Blauwe plekken had ik niet. Ik droeg geen kapotte kleding of schoenen. Ik liep niet achter in mijn ontwikkeling. Sterker nog, ik zat op het VWO en haalde goede cijfers. Ik had vriendinnen, was sociaal en ik was op school niet stil en teruggetrokken en ook niet agressief. Kortom, ik was een (zo op het eerste gezicht) vrolijke, rustige en ijverige leerling.

Dat kwam, doordat school mijn veilige haven was. Hier hoefde ik niet elk moment van de dag op mijn hoede te zijn. Hier was het gezellig. Hier was geen ruzie en hier werd niet steeds gezegd wat er allemaal aan mij mankeerde. Op school had ik even rust.
Daarnaast had ik geleerd om mijn echte gevoelens te onderdrukken. en ze niet te laten zien. Thuis mocht ik niet verdrietig zijn, niet uitgelaten en zeker niet boos. En daar was ik op een gegeven moment heel goed in. Was er bij ons thuis al dagenlang ruzie en was ik de avond daarvoor nog keer op keer mijn bed uit geroepen voor urenlange preken, zodat ik moe en verdrietig op school kwam, daar aangekomen ging de knop om en speelde ik de vrolijke Diana. En daar was ik goed in.

Waren er op school dan helemaal geen signalen dat er bij ons thuis wat aan de hand was? Zeker wel, maar daarvoor hadden de leerkrachten net wat beter moeten kijken of net wat meer moeten aanvoelen. Ik mocht niet mee op het kennismakingskamp in de brugklas. Als reden werd opgegeven dat er geen geld voor was., wat overigens niet waar was. En ook toen mijn mentor contact opnam om mijn moeder en stiefvader te informeren over speciale voorzieningen vanuit school, waardoor ik toch mee zou kunnen, bleef het antwoord nee. Op klassenavonden was ik altijd de enige afwezige, omdat ik er nooit heen mocht. Ik had bijna altijd dezelfde kleding aan, omdat ik bijna nooit iets nieuws kreeg. Allemaal kleine, subtiele signalen, die niet in het bovenstaande lijstje voorkomen en waar niets mee werd gedaan.

Daarom is het ook zo belangrijk dat je als leerkracht je leerlingen écht ziet. Niet alleen de kinderen die onaangepast gedrag laten zien en de boel op stelten zetten, maar ook, en misschien wel juist, de meegaande en rustige kinderen. Praat met je leerlingen, knoop zo nu en dan een gesprek aan. Laat zien dat je luistert. Vraag ook eens hoe het thuis gaat.

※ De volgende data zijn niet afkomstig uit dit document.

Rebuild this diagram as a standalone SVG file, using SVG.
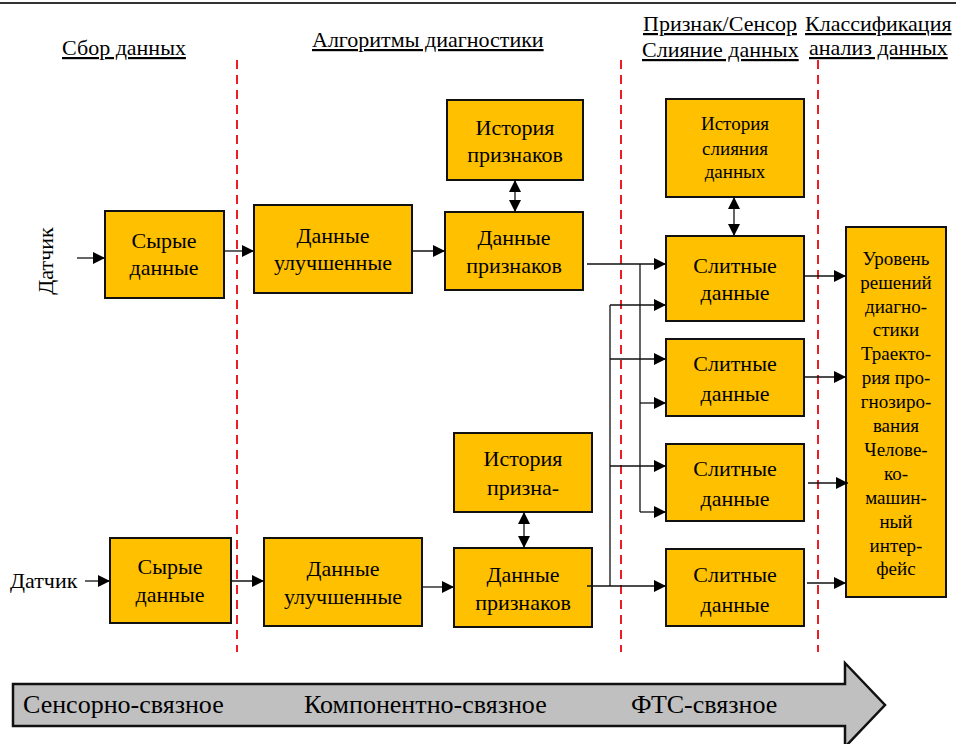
<svg xmlns="http://www.w3.org/2000/svg" width="956" height="744" viewBox="0 0 956 744">
  <style>
    .box { fill: #FFC000; stroke: #111; stroke-width: 2; }
    .t { font-family: "Liberation Serif", "Times New Roman", serif; fill: #000; text-anchor: middle; }
    .t20 { font-size: 22px; }
    .t17 { font-size: 19px; }
    .td { font-size: 19px; }
    .hdr { font-family: "Liberation Serif", "Times New Roman", serif; font-size: 22px; fill: #000; text-decoration: underline; }
    .band { font-family: "Liberation Serif", "Times New Roman", serif; font-size: 26px; fill: #000; }
    .conn { stroke: #111; stroke-width: 1.3; fill: none; }
    .sep { stroke: #ee1c24; stroke-width: 2; stroke-dasharray: 9 6; fill: none; }
  </style>
  <defs>
    <marker id="ah" viewBox="0 0 12 12" refX="12" refY="6" markerWidth="12" markerHeight="12" markerUnits="userSpaceOnUse" orient="auto-start-reverse">
      <path d="M0,0 L12,6 L0,12 z" fill="#000"/>
    </marker>
  </defs>
  <rect width="956" height="744" fill="#fff"/>
  <line x1="0" y1="3" x2="956" y2="3" stroke="#333" stroke-width="2"/>

  <!-- column headers -->
  <g id="headers">
    <text class="hdr" x="62" y="55">Сбор данных</text>
    <text class="hdr" x="312" y="47">Алгоритмы диагностики</text>
    <text class="hdr" x="643" y="31">Признак/Сенсор</text>
    <text class="hdr" x="642" y="57">Слияние данных</text>
    <text class="hdr" x="805" y="31">Классификация</text>
    <text class="hdr" x="809" y="55">анализ данных</text>
  </g>

  <!-- stage separators -->
  <g id="separators">
    <line class="sep" x1="237" y1="60" x2="237" y2="652"/>
    <line class="sep" x1="621" y1="60" x2="621" y2="652"/>
    <line class="sep" x1="818" y1="60" x2="818" y2="652"/>
  </g>

  <!-- sensor labels -->
  <text class="t t20" transform="translate(53,261) rotate(-90)">Датчик</text>
  <text class="t20" x="10" y="588" font-family="Liberation Serif, serif">Датчик</text>

  <!-- upper chain -->
  <g id="raw1"><rect class="box" x="105" y="211" width="119" height="87"/>
    <text class="t t20" x="164" y="248">Сырые</text><text class="t t20" x="164" y="275">данные</text></g>
  <g id="enh1"><rect class="box" x="254" y="205" width="158" height="88"/>
    <text class="t t20" x="333" y="243">Данные</text><text class="t t20" x="333" y="270">улучшенные</text></g>
  <g id="hist1"><rect class="box" x="447" y="100" width="136" height="80"/>
    <text class="t t20" x="515" y="135">История</text><text class="t t20" x="515" y="162">признаков</text></g>
  <g id="feat1"><rect class="box" x="445" y="212" width="138" height="78"/>
    <text class="t t20" x="514" y="245">Данные</text><text class="t t20" x="514" y="273">признаков</text></g>

  <!-- lower chain -->
  <g id="raw2"><rect class="box" x="110" y="538" width="121" height="85"/>
    <text class="t t20" x="170" y="574">Сырые</text><text class="t t20" x="170" y="602">данные</text></g>
  <g id="enh2"><rect class="box" x="264" y="538" width="158" height="88"/>
    <text class="t t20" x="343" y="576">Данные</text><text class="t t20" x="343" y="604">улучшенные</text></g>
  <g id="hist2"><rect class="box" x="454" y="433" width="138" height="79"/>
    <text class="t t20" x="523" y="466">История</text><text class="t t20" x="523" y="495">призна-</text></g>
  <g id="feat2"><rect class="box" x="454" y="548" width="138" height="79"/>
    <text class="t t20" x="523" y="582">Данные</text><text class="t t20" x="523" y="610">признаков</text></g>

  <!-- fusion -->
  <g id="fhist"><rect class="box" x="666" y="99" width="138" height="98"/>
    <text class="t t17" x="735" y="130">История</text><text class="t t17" x="735" y="155">слияния</text><text class="t t17" x="735" y="178">данных</text></g>
  <g id="fus1"><rect class="box" x="666" y="236" width="138" height="85"/>
    <text class="t t20" x="735" y="273">Слитные</text><text class="t t20" x="735" y="300">данные</text></g>
  <g id="fus2"><rect class="box" x="666" y="339" width="138" height="77"/>
    <text class="t t20" x="735" y="371">Слитные</text><text class="t t20" x="735" y="401">данные</text></g>
  <g id="fus3"><rect class="box" x="666" y="444" width="138" height="77"/>
    <text class="t t20" x="735" y="476">Слитные</text><text class="t t20" x="735" y="506">данные</text></g>
  <g id="fus4"><rect class="box" x="666" y="549" width="138" height="77"/>
    <text class="t t20" x="735" y="582">Слитные</text><text class="t t20" x="735" y="612">данные</text></g>

  <!-- decision level -->
  <g id="decision"><rect class="box" x="846" y="227" width="100" height="370"/>
    <g class="t td">
      <text x="896" y="265">Уровень</text><text x="896" y="289">решений</text><text x="896" y="313">диагно-</text>
      <text x="896" y="336">стики</text><text x="896" y="360">Траекто-</text><text x="896" y="384">рия про-</text>
      <text x="896" y="408">гнозиро-</text><text x="896" y="432">вания</text><text x="896" y="456">Челове-</text>
      <text x="896" y="480">ко-</text><text x="896" y="504">машин-</text><text x="896" y="528">ный</text>
      <text x="896" y="552">интер-</text><text x="896" y="575">фейс</text>
    </g>
  </g>

  <!-- connectors -->
  <g id="connectors" class="conn">
    <line x1="77" y1="258" x2="105" y2="258" marker-end="url(#ah)"/>
    <line x1="224" y1="251" x2="254" y2="251" marker-end="url(#ah)"/>
    <line x1="412" y1="251" x2="445" y2="251" marker-end="url(#ah)"/>
    <line x1="515" y1="180" x2="515" y2="212" marker-start="url(#ah)" marker-end="url(#ah)"/>

    <line x1="85" y1="581" x2="110" y2="581" marker-end="url(#ah)"/>
    <line x1="231" y1="581" x2="264" y2="581" marker-end="url(#ah)"/>
    <line x1="422" y1="587" x2="454" y2="587" marker-end="url(#ah)"/>
    <line x1="524" y1="512" x2="524" y2="548" marker-start="url(#ah)" marker-end="url(#ah)"/>

    <line x1="734" y1="197" x2="734" y2="236" marker-start="url(#ah)" marker-end="url(#ah)"/>

    <!-- upper feature bus -->
    <line x1="587" y1="264" x2="666" y2="264" marker-end="url(#ah)"/>
    <line x1="640" y1="264" x2="640" y2="512"/>
    <line x1="640" y1="403" x2="666" y2="403" marker-end="url(#ah)"/>
    <line x1="640" y1="512" x2="666" y2="512" marker-end="url(#ah)"/>

    <!-- lower feature bus -->
    <line x1="587" y1="586" x2="666" y2="586" marker-end="url(#ah)"/>
    <line x1="610" y1="305" x2="610" y2="586"/>
    <line x1="610" y1="305" x2="666" y2="305" marker-end="url(#ah)"/>
    <line x1="610" y1="359" x2="666" y2="359" marker-end="url(#ah)"/>
    <line x1="610" y1="466" x2="666" y2="466" marker-end="url(#ah)"/>

    <line x1="804" y1="276" x2="846" y2="276" marker-end="url(#ah)"/>
    <line x1="804" y1="377" x2="846" y2="377" marker-end="url(#ah)"/>
    <line x1="808" y1="483" x2="848" y2="483" marker-end="url(#ah)"/>
    <line x1="807" y1="583" x2="846" y2="583" marker-end="url(#ah)"/>
  </g>

  <!-- integration band -->
  <g id="band">
    <polygon points="13,684 845,684 845,663 885,705 845,747 845,726 13,726" fill="#c0c0c0" stroke="#111" stroke-width="2.5"/>
    <text class="band" x="23" y="713">Сенсорно-связное</text>
    <text class="band" x="304" y="713">Компонентно-связное</text>
    <text class="band" x="631" y="713">ФТС-связное</text>
  </g>
</svg>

Laat je leerlingen weten dat je er voor ze bent en dat ze je in vertrouwen kunnen nemen., waarbij het belangrijk is dit vertrouwen niet te beschamen. Beloof dus niets dat je niet waar kunt maken en wees daar ook eerlijk in. Kortom, bouw aan een vertrouwensband. En heb je vermoedens of een niet-pluisgevoel, informeer bij collega's of zij hierin iets herkennen. En vooral: ga het gesprek aan met het kind.

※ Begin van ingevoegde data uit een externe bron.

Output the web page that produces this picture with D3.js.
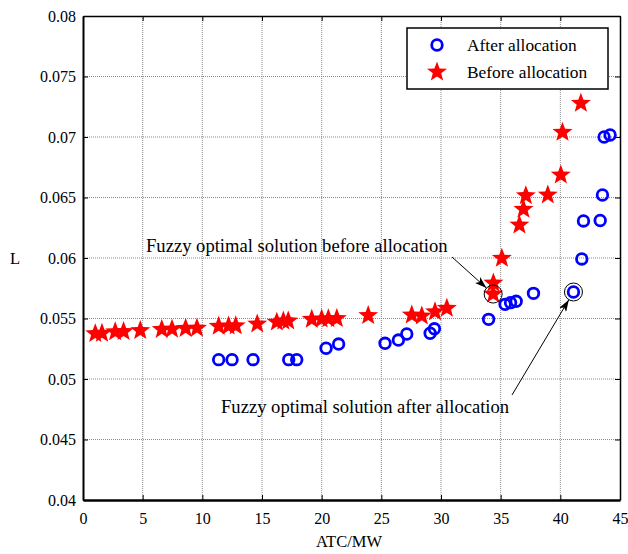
<!DOCTYPE html>
<html>
<head>
<meta charset="utf-8">
<script src="https://cdn.jsdelivr.net/npm/d3@7"></script>
<style>
  html, body { margin: 0; padding: 0; background: #fff; }
  svg { display: block; }
  text { font-family: "Liberation Serif", "Times New Roman", serif; fill: #000; }
</style>
</head>
<body>
<svg id="chart" width="628" height="554"></svg>
<script>
// ATC (MW) vs. loss index L, before and after allocation
const afterATC = [11.37, 12.49, 14.25, 17.24, 17.91, 20.37, 21.42, 25.31, 26.43, 27.13, 29.09, 29.45,
                  33.99, 35.37, 35.83, 36.30, 37.75, 41.10, 41.80, 41.94, 43.34, 43.53, 43.67, 44.17];
const afterL   = [0.0516, 0.0516, 0.0516, 0.0516, 0.0516, 0.05254, 0.05289, 0.05295, 0.05322, 0.05372, 0.05378, 0.05415,
                  0.05493, 0.05617, 0.05631, 0.05642, 0.05708, 0.05719, 0.05992, 0.06306, 0.0631, 0.06521, 0.0700, 0.07017];

const beforeATC = [1.03, 1.59, 2.70, 3.40, 4.80, 6.60, 7.46, 8.60, 9.55, 11.37, 12.20, 12.80, 14.60,
                   16.24, 16.79, 17.20, 19.17, 20.00, 20.56, 21.27, 23.90, 27.55, 28.39, 29.50, 30.49,
                   34.37, 34.39, 35.10, 36.57, 36.91, 37.11, 38.95, 40.04, 40.18, 41.72];
const beforeL   = [0.05375, 0.05378, 0.0539, 0.05392, 0.0540, 0.0541, 0.05412, 0.05418, 0.0542, 0.05435, 0.05438, 0.0544, 0.05455,
                   0.0547, 0.05479, 0.0548, 0.05493, 0.05495, 0.05497, 0.0550, 0.05525, 0.05529, 0.05521, 0.05556, 0.05584,
                   0.05702, 0.05793, 0.05998, 0.06273, 0.06402, 0.06515, 0.06521, 0.06686, 0.07039, 0.07278];

// Fuzzy optimal solutions
const optimalBefore = { atc: 34.37, L: 0.05702, label: "Fuzzy optimal solution before allocation" };
const optimalAfter  = { atc: 41.10, L: 0.05719, label: "Fuzzy optimal solution after allocation" };

const xTicks = [0, 5, 10, 15, 20, 25, 30, 35, 40, 45];
const yTicks = [0.04, 0.045, 0.05, 0.055, 0.06, 0.065, 0.07, 0.075, 0.08];
const xTickLabels = ["0", "5", "10", "15", "20", "25", "30", "35", "40", "45"];
const yTickLabels = ["0.04", "0.045", "0.05", "0.055", "0.06", "0.065", "0.07", "0.075", "0.08"];
const seriesNames = ["After allocation", "Before allocation"];
const xTitle = "ATC/MW";
const yTitle = "L";

const plot = { left: 83, right: 620, top: 16, bottom: 500 };
const svg = d3.select("#chart");

const x = d3.scaleLinear().domain([0, 45]).range([plot.left, plot.right]);
const y = d3.scaleLinear().domain([0.04, 0.08]).range([plot.bottom, plot.top]);

// grid
const grid = svg.append("g").attr("stroke", "#8a8a8a").attr("stroke-width", 1).attr("stroke-dasharray", "1,1");
xTicks.slice(1, -1).forEach(t => grid.append("line")
  .attr("x1", x(t)).attr("x2", x(t)).attr("y1", plot.top).attr("y2", plot.bottom));
yTicks.slice(1, -1).forEach(t => grid.append("line")
  .attr("x1", plot.left).attr("x2", plot.right).attr("y1", y(t)).attr("y2", y(t)));

// axes with inward ticks on all four sides
const tickLen = 5;
const fmtX = (d, i) => xTickLabels[i];
const fmtY = (d, i) => yTickLabels[i];
const axB = svg.append("g").attr("transform", `translate(0,${plot.bottom})`)
  .call(d3.axisBottom(x).tickValues(xTicks).tickFormat(fmtX).tickSizeInner(-tickLen).tickSizeOuter(0).tickPadding(10));
const axL = svg.append("g").attr("transform", `translate(${plot.left},0)`)
  .call(d3.axisLeft(y).tickValues(yTicks).tickFormat(fmtY).tickSizeInner(-tickLen).tickSizeOuter(0).tickPadding(8));
const axT = svg.append("g").attr("transform", `translate(0,${plot.top})`)
  .call(d3.axisTop(x).tickValues(xTicks).tickFormat("").tickSizeInner(-tickLen).tickSizeOuter(0));
const axR = svg.append("g").attr("transform", `translate(${plot.right},0)`)
  .call(d3.axisRight(y).tickValues(yTicks).tickFormat("").tickSizeInner(-tickLen).tickSizeOuter(0));
[axB, axL, axT, axR].forEach(a => {
  a.select(".domain").attr("stroke", "#000").attr("stroke-width", 1.5);
  a.selectAll(".tick line").attr("stroke", "#000").attr("stroke-width", 1);
  a.selectAll("text").attr("font-family", "Liberation Serif").attr("font-size", 16).attr("fill", "#000");
});
axB.select(".domain").attr("stroke-width", 2.5);
axL.select(".domain").attr("stroke-width", 2);
axB.selectAll(".tick text").attr("dy", "0.9em");
axL.selectAll(".tick text").attr("dx", "1px");

// axis titles
svg.append("text").attr("x", 349).attr("y", 547)
  .attr("text-anchor", "middle").attr("font-size", 16.5).text(xTitle);
svg.append("text").attr("x", 15).attr("y", 264)
  .attr("text-anchor", "middle").attr("font-size", 16.5).text(yTitle);

// five-pointed star path
function starPath(R) {
  const r = R * 0.42;
  const pts = [];
  for (let k = 0; k < 10; k++) {
    const a = -Math.PI / 2 + k * Math.PI / 5;
    const rad = k % 2 === 0 ? R : r;
    pts.push([rad * Math.cos(a), rad * Math.sin(a)]);
  }
  return "M" + pts.map(p => p.join(",")).join("L") + "Z";
}

const afterData = afterATC.map((v, i) => ({ atc: v, L: afterL[i] }));
const beforeData = beforeATC.map((v, i) => ({ atc: v, L: beforeL[i] }));

// after allocation: open blue circles
svg.append("g").selectAll("circle").data(afterData).join("circle")
  .attr("cx", d => x(d.atc)).attr("cy", d => y(d.L)).attr("r", 5.3)
  .attr("fill", "none").attr("stroke", "#0000ff").attr("stroke-width", 2.8);

// before allocation: filled red stars
svg.append("g").selectAll("path").data(beforeData).join("path")
  .attr("transform", d => `translate(${x(d.atc)},${y(d.L)})`)
  .attr("d", starPath(10.5)).attr("fill", "#ff0000");

// highlight rings around the fuzzy optimal solutions
const ringR = 9;
[optimalBefore, optimalAfter].forEach(p => svg.append("circle")
  .attr("cx", x(p.atc)).attr("cy", y(p.L)).attr("r", ringR)
  .attr("fill", "none").attr("stroke", "#000").attr("stroke-width", 1));

// annotation arrows
svg.append("defs").append("marker").attr("id", "arrowhead")
  .attr("viewBox", "0 0 12 8").attr("refX", 12).attr("refY", 4)
  .attr("markerWidth", 12).attr("markerHeight", 8).attr("markerUnits", "userSpaceOnUse")
  .attr("orient", "auto")
  .append("path").attr("d", "M0,0 L12,4 L0,8 L3,4 Z").attr("fill", "#000");

function annotate(p, start, textX, textY) {
  const px = x(p.atc), py = y(p.L);
  const dx = px - start[0], dy = py - start[1];
  const len = Math.hypot(dx, dy);
  const tip = [px - dx / len * ringR, py - dy / len * ringR];
  svg.append("line").attr("x1", start[0]).attr("y1", start[1]).attr("x2", tip[0]).attr("y2", tip[1])
    .attr("stroke", "#000").attr("stroke-width", 1).attr("marker-end", "url(#arrowhead)");
  svg.append("text").attr("x", textX).attr("y", textY).attr("font-size", 18.6).text(p.label);
}
annotate(optimalBefore, [452, 257], 146, 252);
annotate(optimalAfter, [512, 395], 221, 413);

// legend
const lg = svg.append("g");
lg.append("rect").attr("x", 407).attr("y", 28).attr("width", 201).attr("height", 61)
  .attr("fill", "#fff").attr("stroke", "#000").attr("stroke-width", 1.5);
lg.append("circle").attr("cx", 437).attr("cy", 45).attr("r", 5.3)
  .attr("fill", "none").attr("stroke", "#0000ff").attr("stroke-width", 2.8);
lg.append("path").attr("transform", "translate(437,72)").attr("d", starPath(10.5)).attr("fill", "#ff0000");
lg.append("text").attr("x", 467).attr("y", 51).attr("font-size", 17.4).text(seriesNames[0]);
lg.append("text").attr("x", 467).attr("y", 78).attr("font-size", 17.4).text(seriesNames[1]);
</script>
</body>
</html>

Bij mij is het op school niet gezien. Of het is wel gezien, maar er is niets mee gedaan. Maar wat zou het fijn geweest zijn als er iemand was geweest met wie ik had kunnen praten. Iemand die mij écht had gezien. Dat kan namelijk zo'n groot verschil maken, zelfs als er niet direct iets aan de situatie thuis verandert.